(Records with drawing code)
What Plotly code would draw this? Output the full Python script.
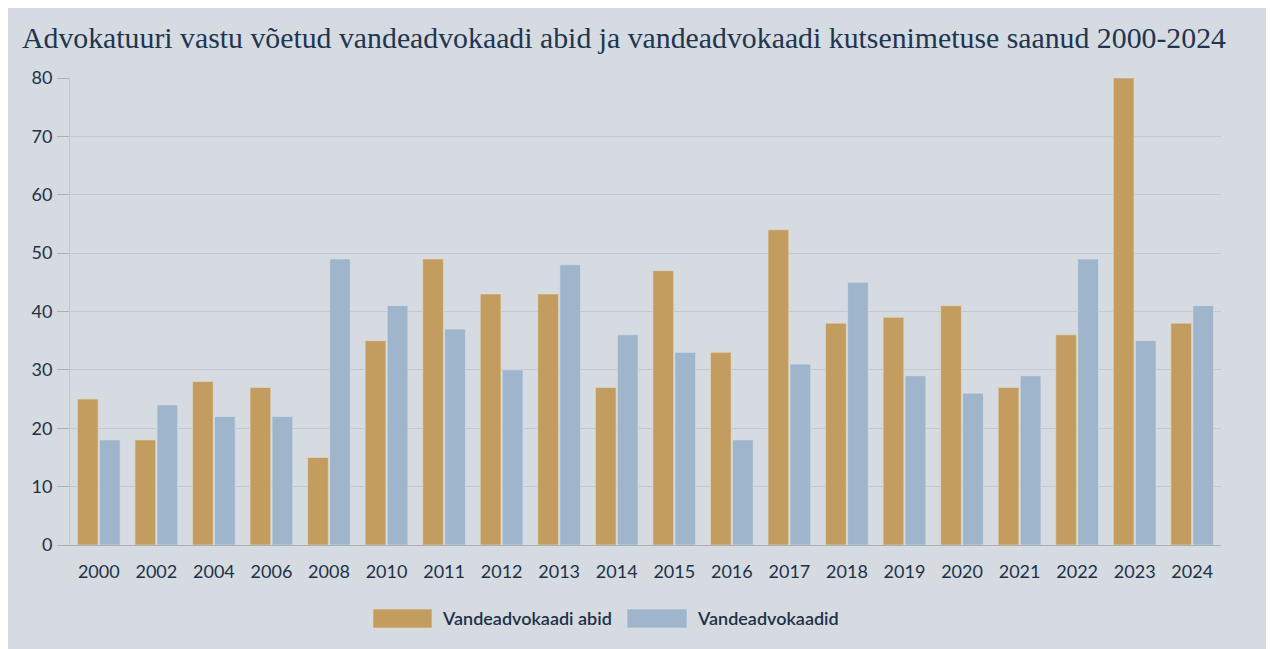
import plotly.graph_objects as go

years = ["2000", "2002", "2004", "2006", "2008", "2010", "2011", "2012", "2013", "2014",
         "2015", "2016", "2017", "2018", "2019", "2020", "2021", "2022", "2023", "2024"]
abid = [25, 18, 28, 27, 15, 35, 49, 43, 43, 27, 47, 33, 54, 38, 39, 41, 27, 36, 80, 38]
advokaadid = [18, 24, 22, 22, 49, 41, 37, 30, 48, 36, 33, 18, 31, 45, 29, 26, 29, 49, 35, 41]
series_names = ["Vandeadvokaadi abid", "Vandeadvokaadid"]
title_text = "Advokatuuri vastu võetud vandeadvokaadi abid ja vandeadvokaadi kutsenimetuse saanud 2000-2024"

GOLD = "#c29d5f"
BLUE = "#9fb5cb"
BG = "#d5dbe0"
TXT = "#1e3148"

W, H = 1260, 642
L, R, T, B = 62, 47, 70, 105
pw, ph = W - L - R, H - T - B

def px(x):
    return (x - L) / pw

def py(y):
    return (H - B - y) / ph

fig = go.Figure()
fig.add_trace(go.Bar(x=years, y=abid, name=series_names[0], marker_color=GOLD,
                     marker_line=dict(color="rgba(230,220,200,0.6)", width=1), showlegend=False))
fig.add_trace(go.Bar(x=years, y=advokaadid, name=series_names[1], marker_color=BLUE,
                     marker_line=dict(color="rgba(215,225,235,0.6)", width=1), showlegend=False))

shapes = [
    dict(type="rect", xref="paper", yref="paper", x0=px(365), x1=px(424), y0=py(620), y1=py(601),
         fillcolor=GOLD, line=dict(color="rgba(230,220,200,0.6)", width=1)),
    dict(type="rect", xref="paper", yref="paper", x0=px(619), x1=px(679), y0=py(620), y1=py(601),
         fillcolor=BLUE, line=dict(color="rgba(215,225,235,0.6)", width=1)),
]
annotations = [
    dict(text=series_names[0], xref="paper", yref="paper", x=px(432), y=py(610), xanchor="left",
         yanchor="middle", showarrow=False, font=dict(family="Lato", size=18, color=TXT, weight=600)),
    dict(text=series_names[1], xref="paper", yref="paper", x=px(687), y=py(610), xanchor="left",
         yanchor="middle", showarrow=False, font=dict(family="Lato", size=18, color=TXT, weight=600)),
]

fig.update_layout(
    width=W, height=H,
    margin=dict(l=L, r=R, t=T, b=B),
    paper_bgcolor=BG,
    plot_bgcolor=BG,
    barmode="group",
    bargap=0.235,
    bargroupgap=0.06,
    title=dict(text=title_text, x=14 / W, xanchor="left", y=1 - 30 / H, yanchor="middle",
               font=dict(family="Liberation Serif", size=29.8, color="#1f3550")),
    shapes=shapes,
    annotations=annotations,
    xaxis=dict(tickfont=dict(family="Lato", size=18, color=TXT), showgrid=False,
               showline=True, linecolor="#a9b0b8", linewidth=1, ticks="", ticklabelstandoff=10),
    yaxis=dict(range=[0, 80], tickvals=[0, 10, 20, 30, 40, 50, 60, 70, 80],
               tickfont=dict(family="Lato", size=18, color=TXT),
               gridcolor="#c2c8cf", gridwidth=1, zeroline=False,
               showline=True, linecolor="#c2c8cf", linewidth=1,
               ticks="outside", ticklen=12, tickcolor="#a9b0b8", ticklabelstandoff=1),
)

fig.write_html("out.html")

---

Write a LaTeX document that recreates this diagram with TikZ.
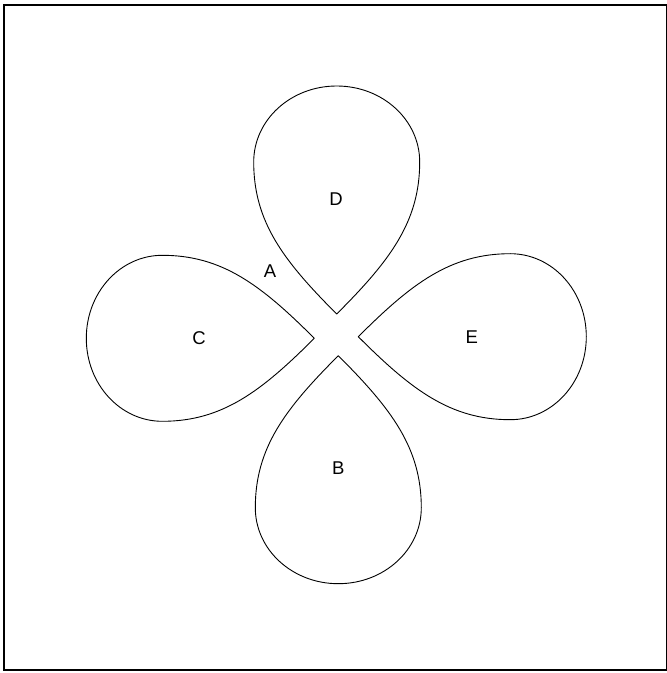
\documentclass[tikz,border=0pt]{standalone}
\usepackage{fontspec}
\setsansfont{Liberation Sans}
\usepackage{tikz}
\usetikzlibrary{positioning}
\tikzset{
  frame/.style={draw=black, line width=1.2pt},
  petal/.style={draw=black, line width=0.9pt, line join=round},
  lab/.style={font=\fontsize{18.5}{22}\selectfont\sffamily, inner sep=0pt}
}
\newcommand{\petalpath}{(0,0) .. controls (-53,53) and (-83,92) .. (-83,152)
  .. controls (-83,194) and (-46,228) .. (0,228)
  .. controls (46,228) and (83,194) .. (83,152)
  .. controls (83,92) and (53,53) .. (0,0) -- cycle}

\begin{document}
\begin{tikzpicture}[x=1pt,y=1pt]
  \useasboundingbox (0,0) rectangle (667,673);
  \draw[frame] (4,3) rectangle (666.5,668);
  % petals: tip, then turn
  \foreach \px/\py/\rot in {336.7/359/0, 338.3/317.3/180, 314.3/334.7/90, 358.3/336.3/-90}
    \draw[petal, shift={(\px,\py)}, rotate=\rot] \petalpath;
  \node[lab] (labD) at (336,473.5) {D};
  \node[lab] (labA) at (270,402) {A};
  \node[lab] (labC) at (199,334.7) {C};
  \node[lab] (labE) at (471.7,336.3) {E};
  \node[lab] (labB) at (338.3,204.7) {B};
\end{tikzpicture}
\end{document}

* * *

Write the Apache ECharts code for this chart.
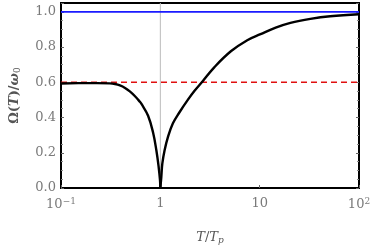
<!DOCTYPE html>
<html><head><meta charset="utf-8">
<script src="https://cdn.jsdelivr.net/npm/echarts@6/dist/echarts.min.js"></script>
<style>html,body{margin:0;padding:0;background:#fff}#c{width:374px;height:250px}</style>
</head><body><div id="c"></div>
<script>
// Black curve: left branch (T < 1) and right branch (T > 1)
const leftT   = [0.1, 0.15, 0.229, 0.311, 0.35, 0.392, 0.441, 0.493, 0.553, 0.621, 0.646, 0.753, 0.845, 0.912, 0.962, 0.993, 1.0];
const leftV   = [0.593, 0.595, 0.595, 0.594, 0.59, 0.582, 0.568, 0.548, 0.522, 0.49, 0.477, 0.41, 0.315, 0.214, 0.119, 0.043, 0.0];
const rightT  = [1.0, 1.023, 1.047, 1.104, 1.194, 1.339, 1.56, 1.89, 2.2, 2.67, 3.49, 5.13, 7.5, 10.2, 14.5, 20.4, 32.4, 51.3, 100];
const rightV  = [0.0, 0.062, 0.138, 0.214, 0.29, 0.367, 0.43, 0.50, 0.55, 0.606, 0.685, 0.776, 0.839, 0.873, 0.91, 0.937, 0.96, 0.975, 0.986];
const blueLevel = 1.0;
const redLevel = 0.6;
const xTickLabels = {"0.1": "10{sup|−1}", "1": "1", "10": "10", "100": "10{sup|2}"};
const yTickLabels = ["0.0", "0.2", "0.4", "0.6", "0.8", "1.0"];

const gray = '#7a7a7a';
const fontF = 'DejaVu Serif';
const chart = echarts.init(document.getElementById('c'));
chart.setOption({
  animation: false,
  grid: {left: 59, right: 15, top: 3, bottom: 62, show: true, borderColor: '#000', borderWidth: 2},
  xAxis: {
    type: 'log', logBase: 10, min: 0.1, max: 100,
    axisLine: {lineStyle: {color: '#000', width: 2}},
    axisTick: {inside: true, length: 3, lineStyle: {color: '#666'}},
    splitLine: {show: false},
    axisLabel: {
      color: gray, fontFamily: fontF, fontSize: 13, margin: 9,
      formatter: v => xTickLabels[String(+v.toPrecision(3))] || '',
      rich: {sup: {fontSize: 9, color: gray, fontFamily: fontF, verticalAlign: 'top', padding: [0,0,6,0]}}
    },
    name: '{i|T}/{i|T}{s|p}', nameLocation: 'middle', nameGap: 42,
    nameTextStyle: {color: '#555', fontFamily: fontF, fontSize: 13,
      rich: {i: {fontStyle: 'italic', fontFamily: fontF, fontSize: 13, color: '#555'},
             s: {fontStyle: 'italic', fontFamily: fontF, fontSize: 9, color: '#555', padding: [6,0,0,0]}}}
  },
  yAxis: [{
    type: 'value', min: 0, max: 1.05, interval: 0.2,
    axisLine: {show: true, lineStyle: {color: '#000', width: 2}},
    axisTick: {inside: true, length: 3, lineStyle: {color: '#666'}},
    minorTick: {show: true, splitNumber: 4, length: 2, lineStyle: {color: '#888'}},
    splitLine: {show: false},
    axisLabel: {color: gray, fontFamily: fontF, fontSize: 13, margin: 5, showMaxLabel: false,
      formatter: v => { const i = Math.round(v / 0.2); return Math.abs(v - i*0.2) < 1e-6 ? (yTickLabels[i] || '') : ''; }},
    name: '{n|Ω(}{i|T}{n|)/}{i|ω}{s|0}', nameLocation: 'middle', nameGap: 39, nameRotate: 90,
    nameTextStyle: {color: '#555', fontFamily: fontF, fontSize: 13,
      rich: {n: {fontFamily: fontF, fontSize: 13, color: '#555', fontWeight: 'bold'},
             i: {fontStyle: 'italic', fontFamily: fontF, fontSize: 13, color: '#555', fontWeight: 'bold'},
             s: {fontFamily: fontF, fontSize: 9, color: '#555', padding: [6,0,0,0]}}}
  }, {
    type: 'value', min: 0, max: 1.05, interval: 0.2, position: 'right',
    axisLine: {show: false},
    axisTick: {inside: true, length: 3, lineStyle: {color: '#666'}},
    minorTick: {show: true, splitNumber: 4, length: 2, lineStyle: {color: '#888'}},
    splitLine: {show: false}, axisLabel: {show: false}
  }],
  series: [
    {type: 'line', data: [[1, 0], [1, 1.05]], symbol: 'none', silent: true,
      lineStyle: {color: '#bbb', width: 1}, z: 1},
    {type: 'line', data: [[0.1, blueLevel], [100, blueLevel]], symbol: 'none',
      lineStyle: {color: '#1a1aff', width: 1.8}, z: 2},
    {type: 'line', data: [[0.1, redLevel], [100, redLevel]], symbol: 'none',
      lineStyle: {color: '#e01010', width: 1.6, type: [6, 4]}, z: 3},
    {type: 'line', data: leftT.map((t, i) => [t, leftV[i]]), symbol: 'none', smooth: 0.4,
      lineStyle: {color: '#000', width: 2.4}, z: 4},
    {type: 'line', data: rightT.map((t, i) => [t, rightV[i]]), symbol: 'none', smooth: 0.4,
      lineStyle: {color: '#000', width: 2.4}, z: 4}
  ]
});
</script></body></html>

**Task statement**
Reproduce the lines above starting at the one with "What Plotly code" and ending at the one with "import plotly.graph_objects as go", both included, exactly and with no pictures.

**Solution for this exercise**
What Plotly code would draw this? Output the full Python script.
import plotly.graph_objects as go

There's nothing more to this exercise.